Yale Students for Bush chair, Robert Chung, said he would not be surprised if a majority of Yale voters cast their ballots for Kerry, although he took issue with the university’s liberal image.

“The reason, I believe, that Yale is seen as a very liberal school is that the liberals are the noisiest group on campus,” Chung said. “They attract a lot of attention.”

Lowell Levin, a retired professor who taught at the university when Bush and Kerry were both students, identified the Democratic senator from Massachusetts as the more typical Yale man.

“Kerry has a demeanor which is more sophisticated,” Levin said.

“Bush tries hard to appeal to a different group by behaving and talking in a certain way and putting down literacy as an unimportant factor. He claims he doesn’t read newspapers . . . that kind of thing,” he said.

Neither candidate harps on about his time at Yale, which along with other so-called Ivy League universities like Princeton and Harvard has an elitist image associated with blue-blooded New England families.

“He and I, we went to the same university. We are both very privileged,” Kerry said in one rare reference. “He thinks it’s entitlement.”

Yale was founded in 1701 in New Haven, Connecticut, Bush’s birthplace.

Bush graduated with a degree in history in 1968; Kerry finished his studies in political science two years before.

At that time, female students were not yet admitted and foreign students were relatively few and far between.

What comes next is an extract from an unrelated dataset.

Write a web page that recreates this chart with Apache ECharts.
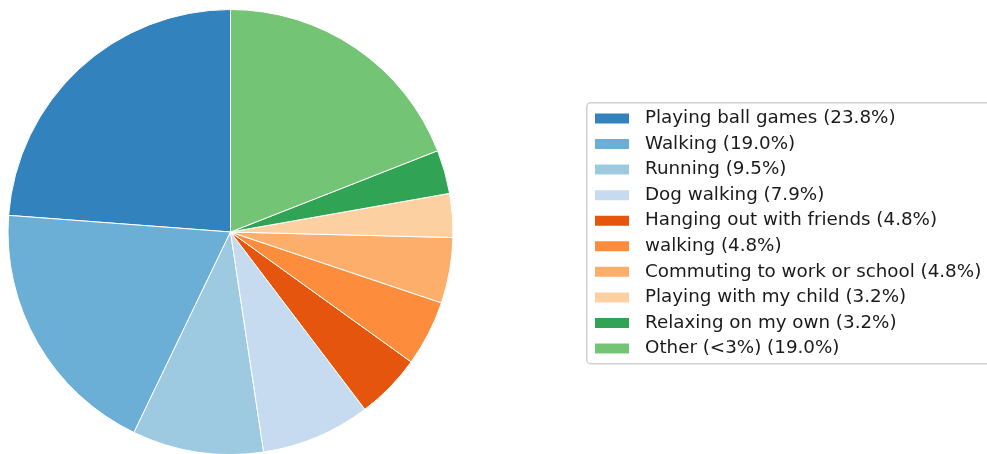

Today women account for half the student body.

It was also a period when campus societies were extremely popular including the secret “Skull and Bones” club, of which Bush and Kerry were members.

While Bush was known more for his social activities, Kerry used Yale to take his first steps on the political ladder, becoming president of the Union debating club like many future politicians before him.

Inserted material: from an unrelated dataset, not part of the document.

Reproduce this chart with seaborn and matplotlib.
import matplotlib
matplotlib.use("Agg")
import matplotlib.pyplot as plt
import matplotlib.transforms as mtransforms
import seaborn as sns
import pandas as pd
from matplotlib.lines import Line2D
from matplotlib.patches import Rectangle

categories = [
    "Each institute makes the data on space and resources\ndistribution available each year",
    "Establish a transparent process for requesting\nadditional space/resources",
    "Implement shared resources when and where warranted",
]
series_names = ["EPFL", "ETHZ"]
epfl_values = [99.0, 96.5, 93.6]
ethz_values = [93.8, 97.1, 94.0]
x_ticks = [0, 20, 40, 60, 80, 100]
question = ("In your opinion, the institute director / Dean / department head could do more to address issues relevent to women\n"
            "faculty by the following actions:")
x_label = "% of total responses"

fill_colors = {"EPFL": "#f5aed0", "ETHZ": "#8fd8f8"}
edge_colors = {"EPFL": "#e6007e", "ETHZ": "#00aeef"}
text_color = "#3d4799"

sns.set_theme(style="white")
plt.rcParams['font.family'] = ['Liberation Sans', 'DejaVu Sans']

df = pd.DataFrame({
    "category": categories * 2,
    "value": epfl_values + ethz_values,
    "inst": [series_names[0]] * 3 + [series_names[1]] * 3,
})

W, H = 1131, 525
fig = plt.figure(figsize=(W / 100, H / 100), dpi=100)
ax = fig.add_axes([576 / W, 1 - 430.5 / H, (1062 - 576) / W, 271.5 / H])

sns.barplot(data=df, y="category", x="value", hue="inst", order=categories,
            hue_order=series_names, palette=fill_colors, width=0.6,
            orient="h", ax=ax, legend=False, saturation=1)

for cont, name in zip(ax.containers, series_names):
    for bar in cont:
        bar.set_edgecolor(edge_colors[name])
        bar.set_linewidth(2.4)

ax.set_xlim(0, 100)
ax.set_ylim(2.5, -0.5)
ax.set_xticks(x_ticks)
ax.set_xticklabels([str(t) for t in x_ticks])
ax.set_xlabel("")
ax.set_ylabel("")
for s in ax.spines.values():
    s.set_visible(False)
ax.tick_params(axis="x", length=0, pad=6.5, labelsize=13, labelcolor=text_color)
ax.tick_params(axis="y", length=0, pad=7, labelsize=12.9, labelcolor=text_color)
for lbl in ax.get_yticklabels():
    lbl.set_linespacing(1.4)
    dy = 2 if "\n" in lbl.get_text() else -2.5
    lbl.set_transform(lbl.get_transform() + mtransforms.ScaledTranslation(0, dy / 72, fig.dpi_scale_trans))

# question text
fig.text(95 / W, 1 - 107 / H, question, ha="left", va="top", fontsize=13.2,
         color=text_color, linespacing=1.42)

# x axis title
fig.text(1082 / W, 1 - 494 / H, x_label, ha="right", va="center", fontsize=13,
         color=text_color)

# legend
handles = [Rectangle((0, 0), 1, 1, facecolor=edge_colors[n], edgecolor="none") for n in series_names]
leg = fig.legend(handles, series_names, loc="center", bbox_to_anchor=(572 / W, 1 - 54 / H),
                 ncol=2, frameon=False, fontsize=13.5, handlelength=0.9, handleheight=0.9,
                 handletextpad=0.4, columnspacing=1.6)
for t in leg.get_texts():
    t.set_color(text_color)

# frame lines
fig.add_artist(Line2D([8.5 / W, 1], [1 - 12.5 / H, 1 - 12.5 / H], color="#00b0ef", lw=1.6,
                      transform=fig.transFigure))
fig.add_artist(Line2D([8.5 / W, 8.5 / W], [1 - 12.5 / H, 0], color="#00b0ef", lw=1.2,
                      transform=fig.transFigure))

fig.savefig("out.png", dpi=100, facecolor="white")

Bush joined the Yale chapter of the Delta Kappa Epsilon fraternity, whose current president, Richard Shanor, said he was “very proud” to have a “brother” in the White House.

“This university brings out in people a political awareness that I don’t think exists in a lot of universities,” Shanor said.

Foltz agreed that Yale continued to view itself as a place that prepares people for leadership.

“If Yale tries to pretend that it’s not an elite institution it looks foolish,” Foltz said. “It really is. That’s been constant. What has changed is the nature of the elite. It is much more cosmopolitan than it was before.”